Gas producers know they have to spend money to make money, and Louisiana shale patch players are hoping their state’s lawmakers remember that maxim if a repeal of Louisiana’s horizontal well severance tax investment incentive comes up for their consideration.

A new study paid for by the Louisiana Oil and Gas Association (LOGA) maintains that while the state last year gave up $125.3 million in revenue because of the exemption, it gained $367.7 million because of it. Put another way, the state made $2.94 for every dollar it gave up, study author Loren Scott of Loren C. Scott & Associates said.

The incentive gives producers a reprieve from severance taxes on the first two years of production from horizontal wells or until the producer makes up the cost of drilling the well in revenues, whichever comes first. Louisiana, like many states, is strapped for cash, and some have called for the elimination of the incentive, which was created in 1994, to ease a $1.6 billion budget shortfall.

LOGA President Don Briggs said he knows of no formal measure to repeal the tax. But there has been talk of it and that’s enough to move his group to act, especially when gas prices are as low as they are.

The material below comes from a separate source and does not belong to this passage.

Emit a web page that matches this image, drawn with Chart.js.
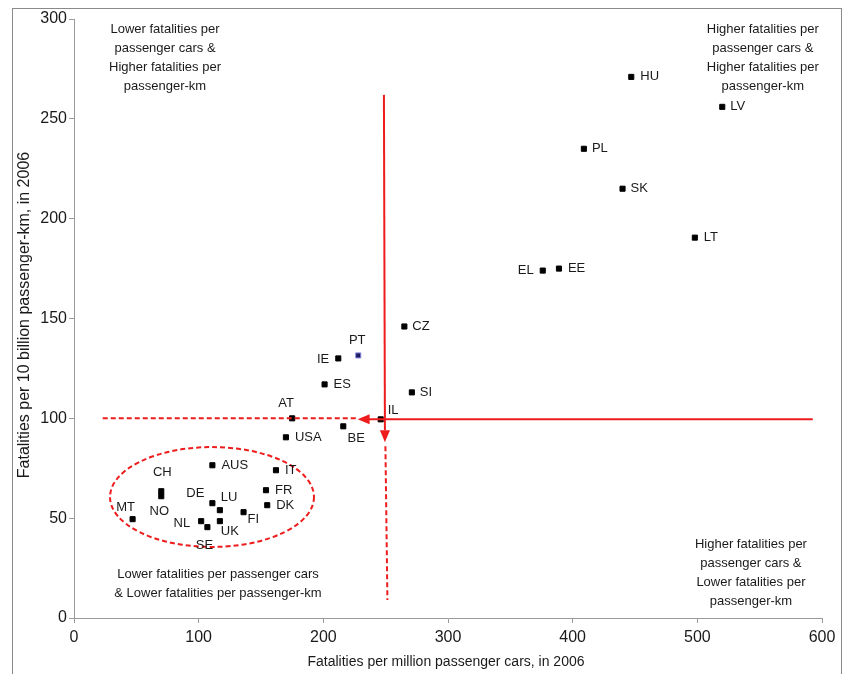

“With these [natural gas] prices payout [of well costs] doesn’t happen within two years,” Briggs told NGI’s Shale Daily. “There’s lots of rumors with the budget deficit like it is that there was going to be an attempt to take the severance tax exemption away. We just thought it was important to have a study done to see what it looked like.

“We’re getting a jump on it. We just know that they’ve been talking about it.”

The Louisiana legislature is to convene its 2011 regular session on April 25.

Louisiana, of course, is home to the Haynesville Shale. While the play is eclipsing the Barnett Shale of North Texas in terms of output (see Shale Daily, March 22), it is one of the most expensive of the Lower 48 shale plays to drill, according to Scott, with costs of $9-9.7 million per well. The Haynesville also produces dry gas when liquids-rich gas and oil are favored by the market and producers. It has one of the lowest rates of return on investment among the shale plays at 15.9%, according to Scott.

“The Haynesville Shale is already losing rig activity to other shale plays…Removing the horizontal tax incentive would make the Haynesville Shale even less competitive and hasten the exodus of exploration activity out of northwest Louisiana,” Scott said.

According to NGI’s Shale Daily Unconventional Rig Count, the Haynesville is one of five shale plays that have seen a decline in activity from a year ago. In the Haynesville the rig count is down 26% from a year ago, a decline second to that of the Arkoma-Woodford at 31%. Meanwhile, the other eight shale plays tracked have seen increases ranging from 7% to 300%.

From 2008 to 2009 exploration companies spent more than $11.4 billion in northwest Louisiana, generating $573.5 million in revenue to the state treasury, according to Scott.

“A sensitivity analysis was conducted to determine what would happen to the state budget if removing the horizontal incentive caused activity in the Haynesville Shale to drop by 25% or 50%. For every year from 2012 to 2014, the state treasury ended up collecting less money from removing the incentive, not more,” said Scott. Baton Rouge, LA-based Scott has been following the development of the Haynesville for years. Last year he reported that Haynesville activity in 2009 generated about $10.6 billion in new business sales (see Daily GPI, June 7, 2010).